It's the question we run into with just about every client we work with, and no matter how often we ask it - we seem to always get a different response. Reporting can be time consuming. Not just from pulling data (there are tools to help you with that), but from having to go over the reports with your clients and explain to them why things happened a certain way. If you have to do that more than once a month - you'll end up spending half of your allotted hours just pulling and explaining data. That's why I believe you need to set expectations for your clients that reporting will be limited to once a month.
For some of you, that might not be a big deal. However, if you're an agency this can be a tough system to put in place. But I think the reason we have such a hard time keeping all of our clients on a consistent reporting schedule is because they don't fully understand why it's in their best interest to be updated only once a month. They are used to telling their vendors when they want to be reported to, regardless of whether or not they actually need to be updated that frequently. It's your job to become the exception and show them the error in their ways.
This is where things become a little bit tricky depending on whether you're dealing with existing clients or new clients. Let's take a look at how I recommend you approach each client type.
It's not going to be easy to change your reporting frequency to once a month with existing clients. You need to be prepared to have solid answers to the many questions they're going to ask you:
- Q: Why are we making this change now?
- A: We've spent some time analyzing the efficiency of our campaign and we have found that we could reduce reporting time by 75% (going from weekly reporting to once a month) with this change. With that time saved we can invest it into driving better results for you.
- Q: Does this mean we won't be getting as much for our money?
- A: Absolutely not. In fact, you'll be getting much more value from our services with this change. We can't make actionable decisions on a week's worth of data. This change will allow us to execute more of our strategy, obtain larger data sets and give us more time to analyze that data.
- Q: What if we need the data more frequently?
- A: We'd be more than happy to pull together any specific data you request from us. Our goal is not to withhold information from you, but to provide a more informed report and to optimize the time we spend in meetings instead of executing our SEO strategy.
You should also have a monthly report ready for them when you bring up this discussion. Show them how much more in-depth and actionable it is. Remember to reinforce that they'll be getting more out of your agency with this change, because you'll spend less time sitting in meetings talking about the same things each week.
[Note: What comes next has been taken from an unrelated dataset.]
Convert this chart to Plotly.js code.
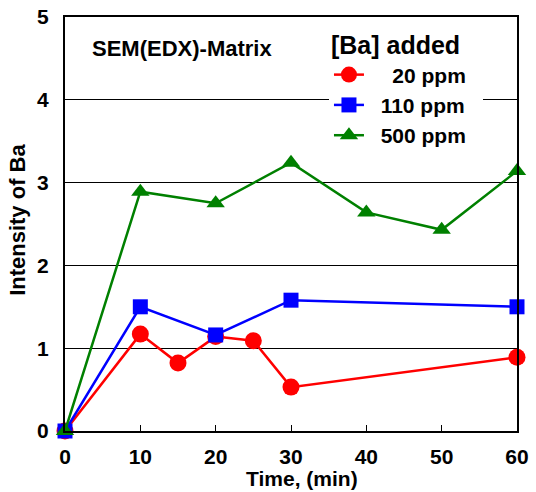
<!DOCTYPE html>
<html><head><meta charset="utf-8">
<script src="https://cdn.plot.ly/plotly-3.0.1.min.js"></script>
<style>body{margin:0;background:#fff}#c{width:536px;height:492px}</style>
</head><body><div id="c"></div>
<script>
const redX = [0, 10, 15, 20, 25, 30, 60];
const redY = [0, 1.17, 0.82, 1.14, 1.09, 0.53, 0.89];
const blueX = [0, 10, 20, 30, 60];
const blueY = [0, 1.50, 1.16, 1.58, 1.50];
const greenX = [0, 10, 20, 30, 40, 50, 60];
const greenY = [0, 2.89, 2.75, 3.24, 2.64, 2.43, 3.14];
const names = ['\u00a0\u00a0\u00a0\u00a020 ppm\u00a0\u00a0', '\u00a0\u00a0110 ppm\u00a0\u00a0', '\u00a0\u00a0500 ppm\u00a0\u00a0'];
const xTicks = [0, 10, 20, 30, 40, 50, 60];
const yTicks = [0, 1, 2, 3, 4, 5];

const F = 'Liberation Sans, Arial, sans-serif';
const traces = [
  {x: redX, y: redY, name: names[0], mode: 'lines+markers', cliponaxis: false,
   line: {color: '#ff0000', width: 2.5}, marker: {symbol: 'circle', size: 17, color: '#ff0000'}},
  {x: blueX, y: blueY, name: names[1], mode: 'lines+markers', cliponaxis: false,
   line: {color: '#0000ff', width: 2.5}, marker: {symbol: 'square', size: 15, color: '#0000ff'}},
  {x: greenX, y: greenY, name: names[2], mode: 'lines+markers', cliponaxis: false,
   line: {color: '#008000', width: 2.5}, marker: {symbol: 'triangle-up', size: 16, color: '#008000'}}
];
const layout = {
  width: 536, height: 492,
  margin: {l: 65, r: 19, t: 17, b: 61},
  paper_bgcolor: '#fff', plot_bgcolor: '#fff',
  font: {family: F, color: '#000'},
  showlegend: true,
  legend: {x: 0.584, y: 0.988, xanchor: 'left', yanchor: 'top', bgcolor: '#fff',
    font: {family: F, size: 21, color: '#000', weight: 'bold'},
    title: {text: '<b>[Ba] added</b>', side: 'top', font: {family: F, size: 25, color: '#000'}},
    tracegroupgap: 0, itemwidth: 30},
  xaxis: {range: [0, 60], tickvals: xTicks, ticks: 'inside', ticklen: 6, tickcolor: '#000',
    showgrid: false, zeroline: false, showline: true, mirror: true, linecolor: '#000', linewidth: 2,
    ticklabelstandoff: 6,
    tickfont: {family: F, size: 21, color: '#000', weight: 'bold'}},
  yaxis: {range: [0, 5], tickvals: yTicks, ticks: '', showgrid: true, gridcolor: '#000', gridwidth: 1,
    zeroline: false, showline: true, mirror: true, linecolor: '#000', linewidth: 2,
    ticklabelstandoff: 10,
    tickfont: {family: F, size: 21, color: '#000', weight: 'bold'}},
  annotations: [
    {xref: 'paper', yref: 'paper', x: 0.055, y: 0.925, xanchor: 'left', yanchor: 'middle',
     showarrow: false, text: '<b>SEM(EDX)-Matrix</b>', font: {family: F, size: 22, color: '#000'}},
    {xref: 'paper', yref: 'paper', x: 0.524, y: -0.1473, xanchor: 'center', yanchor: 'bottom',
     showarrow: false, text: '<b>Time, (min)</b>', font: {family: F, size: 21, color: '#000'}},
    {xref: 'paper', yref: 'paper', x: -0.104, y: 0.51, xanchor: 'center', yanchor: 'middle', textangle: -90,
     showarrow: false, text: '<b>Intensity of Ba</b>', font: {family: F, size: 22, color: '#000'}}
  ]
};
Plotly.newPlot('c', traces, layout, {staticPlot: true});
</script></body></html>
Another option for your team would be to use a toolset, like Raven Tools, that would also allow you to create read-only access to any and all of the tools in the system for your clients. Because you can whitelabel the toolset, you could create a branded experience for you clients that gives them access to any data in the system that you'd like (from rankings and analytics to the links you're building). It's a great way to ease the transition to monthly reporting, and to give them insight into all of the work you're doing.
New clients are going to be much easier to roll into this process because you can set expectations for your reporting frequency in your proposals and sales meetings. You're going to want to stress the same things we talked about in the Existing Clients section. They may be used to getting weekly reports from vendors, or maybe their previous agency had a reporting system in place that they are used to. Your job is to make them feel comfortable with a monthly report system, and to show them exactly what kind of insight they can expect from those campaigns.
The best thing you can do is to have a sample report ready. Using metrics from one of your own website properties, have a report ready that will be almost identical to the type of report they will be receiving. That means having a report complete with data, analysis and recommendations for next steps. You may even consider having multiple sample reports available that demonstrate what your reporting looks like at the beginning, middle and towards the end of your engagements.
It's important to note that I'm not suggesting you stop meeting with your clients when you present your reports. It's still very important that when you deliver the report you set time aside to explain the data further and answer any questions they have. Instead, I'm suggesting that you stop doing this more than once a month. It's much more beneficial for you and your client to have one longer monthly meeting, than four shorter ones. The goal here is to free up time that you could be spending executing your SEO strategy.
3 thoughts on “How often should you be reporting to your clients?”
we follow the same format that you espouse above, i.e. we report to our own clients once a month for their SEO Campaigns…as well tho, we also send out a quarterly Newsletter that features changes noted to the various search engines and any further new developments in the SEO world…
works for us and our clients too!
Working with primarily small businesses at local levels (read they don’t have monstrous budgets) I don’t do a lot of reporting. It just eats up too much of their budget. Instead I train them on some basic metrics they can monitor themselves. Then I’ll do more extensive reporting quarterly. Plus I’ll highlight anything significant that comes up between those reports, if warranted.
Interesting, Stever. Also empowers the client: how to read data and where to get it.